> [Source excerpt]:
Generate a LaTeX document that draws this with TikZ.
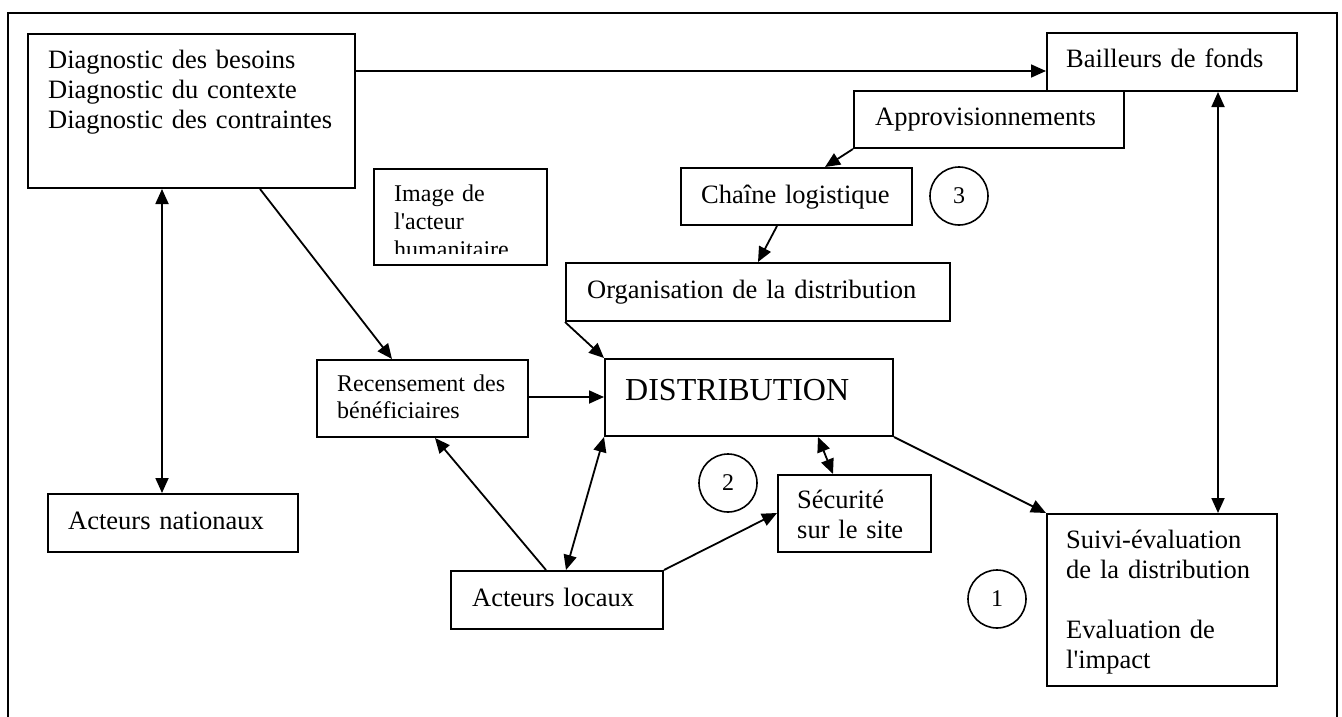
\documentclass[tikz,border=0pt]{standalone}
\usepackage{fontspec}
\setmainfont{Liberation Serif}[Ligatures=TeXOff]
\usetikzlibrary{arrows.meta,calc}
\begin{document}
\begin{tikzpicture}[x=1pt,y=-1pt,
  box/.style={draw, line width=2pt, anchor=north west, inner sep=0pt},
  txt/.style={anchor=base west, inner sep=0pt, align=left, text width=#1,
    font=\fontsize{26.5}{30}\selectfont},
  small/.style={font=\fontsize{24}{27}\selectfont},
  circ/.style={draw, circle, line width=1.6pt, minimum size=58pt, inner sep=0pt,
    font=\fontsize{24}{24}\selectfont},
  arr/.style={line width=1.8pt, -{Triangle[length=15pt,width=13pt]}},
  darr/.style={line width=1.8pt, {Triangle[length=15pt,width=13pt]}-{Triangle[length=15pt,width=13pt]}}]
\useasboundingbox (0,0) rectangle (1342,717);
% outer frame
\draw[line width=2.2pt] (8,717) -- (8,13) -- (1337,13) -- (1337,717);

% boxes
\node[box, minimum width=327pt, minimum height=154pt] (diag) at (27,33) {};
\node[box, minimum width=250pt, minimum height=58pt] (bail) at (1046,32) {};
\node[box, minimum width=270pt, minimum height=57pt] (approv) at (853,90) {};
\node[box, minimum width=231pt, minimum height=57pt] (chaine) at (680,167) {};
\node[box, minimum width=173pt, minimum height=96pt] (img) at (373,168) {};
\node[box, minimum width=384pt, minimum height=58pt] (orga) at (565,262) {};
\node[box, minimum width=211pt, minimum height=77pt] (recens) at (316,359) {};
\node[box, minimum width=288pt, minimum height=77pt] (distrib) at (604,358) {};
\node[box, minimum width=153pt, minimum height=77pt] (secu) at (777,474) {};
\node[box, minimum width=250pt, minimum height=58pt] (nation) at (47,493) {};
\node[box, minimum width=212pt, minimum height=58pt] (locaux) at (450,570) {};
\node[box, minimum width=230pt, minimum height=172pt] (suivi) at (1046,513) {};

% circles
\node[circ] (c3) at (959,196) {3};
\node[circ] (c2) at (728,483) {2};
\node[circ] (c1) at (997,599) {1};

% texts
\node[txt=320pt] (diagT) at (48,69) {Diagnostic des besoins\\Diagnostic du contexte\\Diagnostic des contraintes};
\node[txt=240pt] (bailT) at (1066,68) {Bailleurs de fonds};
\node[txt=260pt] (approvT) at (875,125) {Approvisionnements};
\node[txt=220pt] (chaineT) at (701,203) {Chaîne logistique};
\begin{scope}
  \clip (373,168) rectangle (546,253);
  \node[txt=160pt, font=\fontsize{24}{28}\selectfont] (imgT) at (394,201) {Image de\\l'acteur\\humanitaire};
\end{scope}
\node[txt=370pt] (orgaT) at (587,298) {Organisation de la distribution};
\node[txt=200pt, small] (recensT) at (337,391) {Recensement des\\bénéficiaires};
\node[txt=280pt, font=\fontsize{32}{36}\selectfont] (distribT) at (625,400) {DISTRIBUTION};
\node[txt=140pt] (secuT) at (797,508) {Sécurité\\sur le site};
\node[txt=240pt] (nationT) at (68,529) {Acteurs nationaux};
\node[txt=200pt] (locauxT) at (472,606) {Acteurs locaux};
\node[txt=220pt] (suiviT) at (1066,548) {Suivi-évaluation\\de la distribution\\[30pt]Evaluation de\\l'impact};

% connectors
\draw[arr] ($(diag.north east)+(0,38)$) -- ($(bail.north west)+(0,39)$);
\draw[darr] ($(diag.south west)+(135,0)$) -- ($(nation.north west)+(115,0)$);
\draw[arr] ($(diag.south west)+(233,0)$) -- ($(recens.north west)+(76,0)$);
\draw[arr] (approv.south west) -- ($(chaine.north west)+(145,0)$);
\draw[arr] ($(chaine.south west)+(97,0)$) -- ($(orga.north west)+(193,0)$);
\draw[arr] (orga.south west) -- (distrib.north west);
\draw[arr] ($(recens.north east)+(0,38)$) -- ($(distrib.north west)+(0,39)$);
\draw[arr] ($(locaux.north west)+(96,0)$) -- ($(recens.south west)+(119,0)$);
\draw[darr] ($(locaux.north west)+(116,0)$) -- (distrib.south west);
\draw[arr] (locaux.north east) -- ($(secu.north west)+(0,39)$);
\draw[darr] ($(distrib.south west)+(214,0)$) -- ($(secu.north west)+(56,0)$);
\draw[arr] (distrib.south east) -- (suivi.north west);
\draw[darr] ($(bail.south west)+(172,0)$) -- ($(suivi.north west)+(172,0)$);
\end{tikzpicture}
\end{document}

> [Given problem]: Reproduce the whole listing exactly, but not the images in it.

> [Answer to the task]:
Generate a LaTeX document that draws this with TikZ.
\documentclass[tikz,border=0pt]{standalone}
\usepackage{fontspec}
\setmainfont{Liberation Serif}[Ligatures=TeXOff]
\usetikzlibrary{arrows.meta,calc}
\begin{document}
\begin{tikzpicture}[x=1pt,y=-1pt,
  box/.style={draw, line width=2pt, anchor=north west, inner sep=0pt},
  txt/.style={anchor=base west, inner sep=0pt, align=left, text width=#1,
    font=\fontsize{26.5}{30}\selectfont},
  small/.style={font=\fontsize{24}{27}\selectfont},
  circ/.style={draw, circle, line width=1.6pt, minimum size=58pt, inner sep=0pt,
    font=\fontsize{24}{24}\selectfont},
  arr/.style={line width=1.8pt, -{Triangle[length=15pt,width=13pt]}},
  darr/.style={line width=1.8pt, {Triangle[length=15pt,width=13pt]}-{Triangle[length=15pt,width=13pt]}}]
\useasboundingbox (0,0) rectangle (1342,717);
% outer frame
\draw[line width=2.2pt] (8,717) -- (8,13) -- (1337,13) -- (1337,717);

% boxes
\node[box, minimum width=327pt, minimum height=154pt] (diag) at (27,33) {};
\node[box, minimum width=250pt, minimum height=58pt] (bail) at (1046,32) {};
\node[box, minimum width=270pt, minimum height=57pt] (approv) at (853,90) {};
\node[box, minimum width=231pt, minimum height=57pt] (chaine) at (680,167) {};
\node[box, minimum width=173pt, minimum height=96pt] (img) at (373,168) {};
\node[box, minimum width=384pt, minimum height=58pt] (orga) at (565,262) {};
\node[box, minimum width=211pt, minimum height=77pt] (recens) at (316,359) {};
\node[box, minimum width=288pt, minimum height=77pt] (distrib) at (604,358) {};
\node[box, minimum width=153pt, minimum height=77pt] (secu) at (777,474) {};
\node[box, minimum width=250pt, minimum height=58pt] (nation) at (47,493) {};
\node[box, minimum width=212pt, minimum height=58pt] (locaux) at (450,570) {};
\node[box, minimum width=230pt, minimum height=172pt] (suivi) at (1046,513) {};

% circles
\node[circ] (c3) at (959,196) {3};
\node[circ] (c2) at (728,483) {2};
\node[circ] (c1) at (997,599) {1};

% texts
\node[txt=320pt] (diagT) at (48,69) {Diagnostic des besoins\\Diagnostic du contexte\\Diagnostic des contraintes};
\node[txt=240pt] (bailT) at (1066,68) {Bailleurs de fonds};
\node[txt=260pt] (approvT) at (875,125) {Approvisionnements};
\node[txt=220pt] (chaineT) at (701,203) {Chaîne logistique};
\begin{scope}
  \clip (373,168) rectangle (546,253);
  \node[txt=160pt, font=\fontsize{24}{28}\selectfont] (imgT) at (394,201) {Image de\\l'acteur\\humanitaire};
\end{scope}
\node[txt=370pt] (orgaT) at (587,298) {Organisation de la distribution};
\node[txt=200pt, small] (recensT) at (337,391) {Recensement des\\bénéficiaires};
\node[txt=280pt, font=\fontsize{32}{36}\selectfont] (distribT) at (625,400) {DISTRIBUTION};
\node[txt=140pt] (secuT) at (797,508) {Sécurité\\sur le site};
\node[txt=240pt] (nationT) at (68,529) {Acteurs nationaux};
\node[txt=200pt] (locauxT) at (472,606) {Acteurs locaux};
\node[txt=220pt] (suiviT) at (1066,548) {Suivi-évaluation\\de la distribution\\[30pt]Evaluation de\\l'impact};

% connectors
\draw[arr] ($(diag.north east)+(0,38)$) -- ($(bail.north west)+(0,39)$);
\draw[darr] ($(diag.south west)+(135,0)$) -- ($(nation.north west)+(115,0)$);
\draw[arr] ($(diag.south west)+(233,0)$) -- ($(recens.north west)+(76,0)$);
\draw[arr] (approv.south west) -- ($(chaine.north west)+(145,0)$);
\draw[arr] ($(chaine.south west)+(97,0)$) -- ($(orga.north west)+(193,0)$);
\draw[arr] (orga.south west) -- (distrib.north west);
\draw[arr] ($(recens.north east)+(0,38)$) -- ($(distrib.north west)+(0,39)$);
\draw[arr] ($(locaux.north west)+(96,0)$) -- ($(recens.south west)+(119,0)$);
\draw[darr] ($(locaux.north west)+(116,0)$) -- (distrib.south west);
\draw[arr] (locaux.north east) -- ($(secu.north west)+(0,39)$);
\draw[darr] ($(distrib.south west)+(214,0)$) -- ($(secu.north west)+(56,0)$);
\draw[arr] (distrib.south east) -- (suivi.north west);
\draw[darr] ($(bail.south west)+(172,0)$) -- ($(suivi.north west)+(172,0)$);
\end{tikzpicture}
\end{document}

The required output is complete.